I heard an unknown voice crying excitedly (our wire was crossed):

"Oh, if I only knew who you were, you scoundrel, I would denounce you to the police. A crime like that! Who is to be the victim?"

Suddenly Claretie's voice:

"Once her throat is cut she will be put in the cart with her husband. I prefer that to poison."

The other man's voice:

"Oh, that's too much! Now the rascals want to poison her. I'll call the superintendent. I want an inquiry!"

A terrible buzzing ensued; then a blissful calm.

It was time; with a subscriber roused to such a pitch, Claretie and I ran the chance of a bad quarter of an hour! I still tremble at the thought of it.

After that I often worked with Claretie over the wire. The Ariane thread also took my voice to Perséphone, I should say ... Thérèse, whom I let hear in this way this or that vocal ending, so as to have her opinion before I wrote down the notes.

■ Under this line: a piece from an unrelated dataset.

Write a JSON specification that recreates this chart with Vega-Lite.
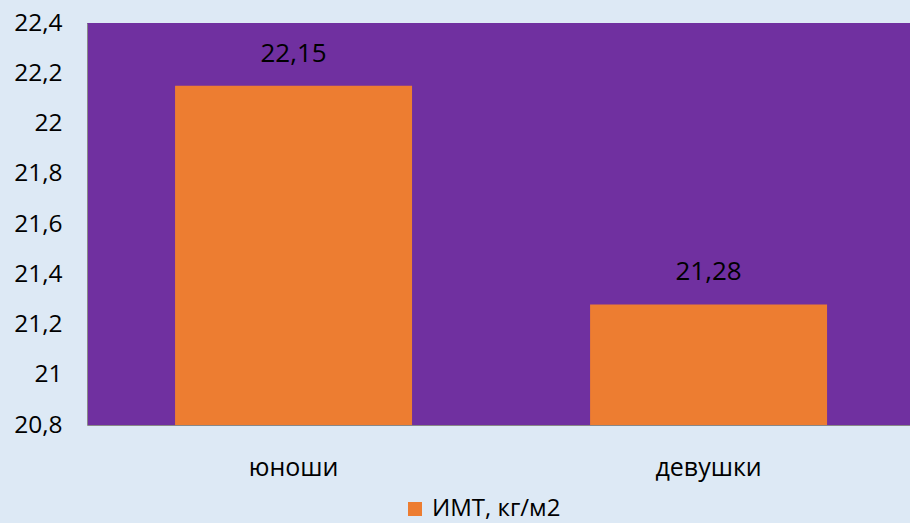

One beautiful spring day I went to revisit the Garden at Bagatelle and its pretty pavilion, then still abandoned, which the Comte d'Artois had built under Louis XVI. I fixed thoroughly in my memory that delightful little chateau which the triumphant Revolution allowed to be exploited for picnic parties after despoiling its oldtime owner of it. When he got it back under the Restoration, the Comte d'Artois called it Babiole, Bagatelle or Babiole it's all the same; and this same pavilion was occupied almost to our own time by Sir Richard Wallace, the famous millionaire, philanthropist and collector.